For now, we'll not consider any of these values as an outlier but we should be careful with those two 7.something values.

Bivariate analysis (analysis of two variables together)

We already know the following scatter plots by heart. However, when we look to things from a new perspective, there's always something to discover.


In [19]:
#bivariate analysis saleprice/grlivarea
data = df_train[['SalePrice', 'GrLivArea']]
data.plot.scatter(x='GrLivArea', y='SalePrice', ylim=(0,800000));


What has been revealed:

  • The two values with bigger 'GrLivArea' seem strange and they are not following the crowd. We can speculate why this is happening. Maybe they refer to agricultural area and that could explain the low price. I'm not sure about this but I'm quite confident that these two points are not representative of the typical case. Therefore, we'll define them as outliers and delete them.
  • The two observations in the top of the plot are those 7.something observations that we said we should be careful about. They look like two special cases, however they seem to be following the trend. For that reason, we will keep them.

In [20]:
#deleting points
df_train.sort_values(by = 'GrLivArea', ascending = False)[:2]
df_train = df_train.drop(df_train[df_train['Id'] == 1299].index)
df_train = df_train.drop(df_train[df_train['Id'] == 524].index)

In [21]:
#bivariate analysis saleprice/grlivarea
data = df_train[['SalePrice', 'TotalBsmtSF']]
data.plot.scatter(x='TotalBsmtSF', y='SalePrice', ylim=(0,800000));


We can feel tempted to eliminate some observations (e.g. TotalBsmtSF > 3000) but I suppose it's not worth it. We can live with that, so we'll not do anything.

5. Getting hard core

We already did some data cleaning and discovered a lot about 'SalePrice'. Now it's time to go deep and understand how 'SalePrice' complies with the statistical assumptions that enables us to apply multivariate techniques.

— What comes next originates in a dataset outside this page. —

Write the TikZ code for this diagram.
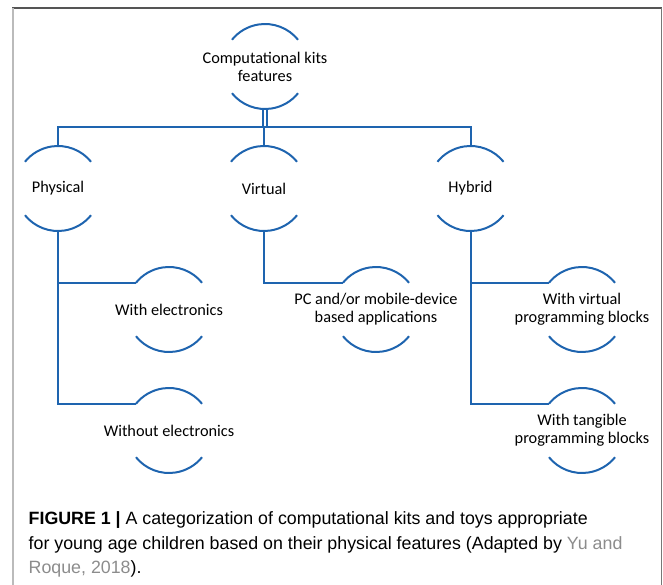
\documentclass[tikz,border=0pt]{standalone}
\usepackage{fontspec}
\setmainfont{Carlito}
\newfontfamily\capfont{Liberation Sans}
\definecolor{kitblue}{RGB}{30,100,175}
\definecolor{capgray}{RGB}{140,140,140}
\tikzset{
  kit/.style={circle, minimum size=85pt, inner sep=0pt, outer sep=0pt},
  lbl/.style={font=\fontsize{16.3}{18}\selectfont, align=center, inner sep=0pt, text=black},
  arcline/.style={draw=kitblue, line width=2pt},
  conn/.style={draw=kitblue, line width=2pt},
}
\begin{document}
\begin{tikzpicture}[x=1pt,y=-1pt]
\useasboundingbox (0,0) rectangle (663,585);
% frame
\draw[draw={rgb,255:red,85;green,85;blue,85}, line width=1.5pt] (12,8) -- (662,8);
\draw[draw={rgb,255:red,187;green,187;blue,187}, line width=2pt] (12.5,8) -- (12.5,585);
\draw[draw={rgb,255:red,119;green,119;blue,119}, line width=1.5pt] (661.5,8) -- (661.5,585);

% nodes
\node[kit, label={[lbl]center:Computational kits\\features}] (top) at (265,66.5) {};
\node[kit, label={[lbl]center:Physical}] (phys) at (58,188.5) {};
\node[kit, label={[lbl]center:Virtual}] (virt) at (264,188.5) {};
\node[kit, label={[lbl]center:Hybrid}] (hyb) at (470.5,188.5) {};
\node[kit, label={[lbl]center:With electronics}] (wel) at (169,309.5) {};
\node[kit, label={[lbl]center:Without electronics}] (wol) at (169,430.5) {};
\node[kit, label={[lbl]center:PC and/or mobile-device\\based applications}] (pc) at (376,309.5) {};
\node[kit, label={[lbl]center:With virtual\\programming blocks}] (wv) at (582,309.5) {};
\node[kit, label={[lbl]center:With tangible\\programming blocks}] (wt) at (582,430.5) {};

\foreach \n in {top,phys,virt,hyb,wel,wol,pc,wv,wt}{
  \draw[arcline] (\n.39) arc[start angle=39, end angle=141, radius=42.5pt];
  \draw[arcline] (\n.219) arc[start angle=219, end angle=321, radius=42.5pt];
}

% connectors
\coordinate (bar) at (264,127);
\draw[conn] ([xshift=-1.8pt]top.south) -- ([xshift=-1.8pt]top.south |- bar);
\draw[conn] ([xshift=1.6pt]top.south) -- ([xshift=1.6pt]top.south |- bar);
\draw[conn] (phys.north) |- (bar) -| (hyb.north);
\draw[conn] (bar) -- (virt.north);
\draw[conn] (phys.south) |- (wel.141);
\draw[conn] (phys.south) |- (wol.141);
\draw[conn] (virt.south) |- (pc.141);
\draw[conn] (hyb.south) |- (wv.141);
\draw[conn] (hyb.south) |- (wt.141);

% caption (base anchor = baseline of last line)
\node[anchor=base west, inner sep=0pt, align=left,
      font=\capfont\fontsize{17.8}{24.2}\selectfont] (cap) at (28.5,573.3)
  {\textbf{FIGURE 1 |} A categorization of computational kits and toys appropriate\\
   for young age children based on their physical features (Adapted by \textcolor{capgray}{Yu and}\\
   \textcolor{capgray}{Roque, 2018}).};
\end{tikzpicture}
\end{document}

According to Hair et al. (2013), four assumptions should be tested:

  • Normality - When we talk about normality what we mean is that the data should look like a normal distribution. This is important because several statistic tests rely on this (e.g. t-statistics). In this exercise we'll just check univariate normality for 'SalePrice' (which is a limited approach). Remember that univariate normality doesn't ensure multivariate normality (which is what we would like to have), but it helps. Another detail to take into account is that in big samples (>200 observations) normality is not such an issue. However, if we solve normality, we avoid a lot of other problems (e.g. heteroscedacity) so that's the main reason why we are doing this analysis.

  • Homoscedasticity - I just hope I wrote it right. Homoscedasticity refers to the 'assumption that dependent variable(s) exhibit equal levels of variance across the range of predictor variable(s)' (Hair et al., 2013). Homoscedasticity is desirable because we want the error term to be the same across all values of the independent variables.

  • Linearity- The most common way to assess linearity is to examine scatter plots and search for linear patterns. If patterns are not linear, it would be worthwhile to explore data transformations. However, we'll not get into this because most of the scatter plots we've seen appear to have linear relationships.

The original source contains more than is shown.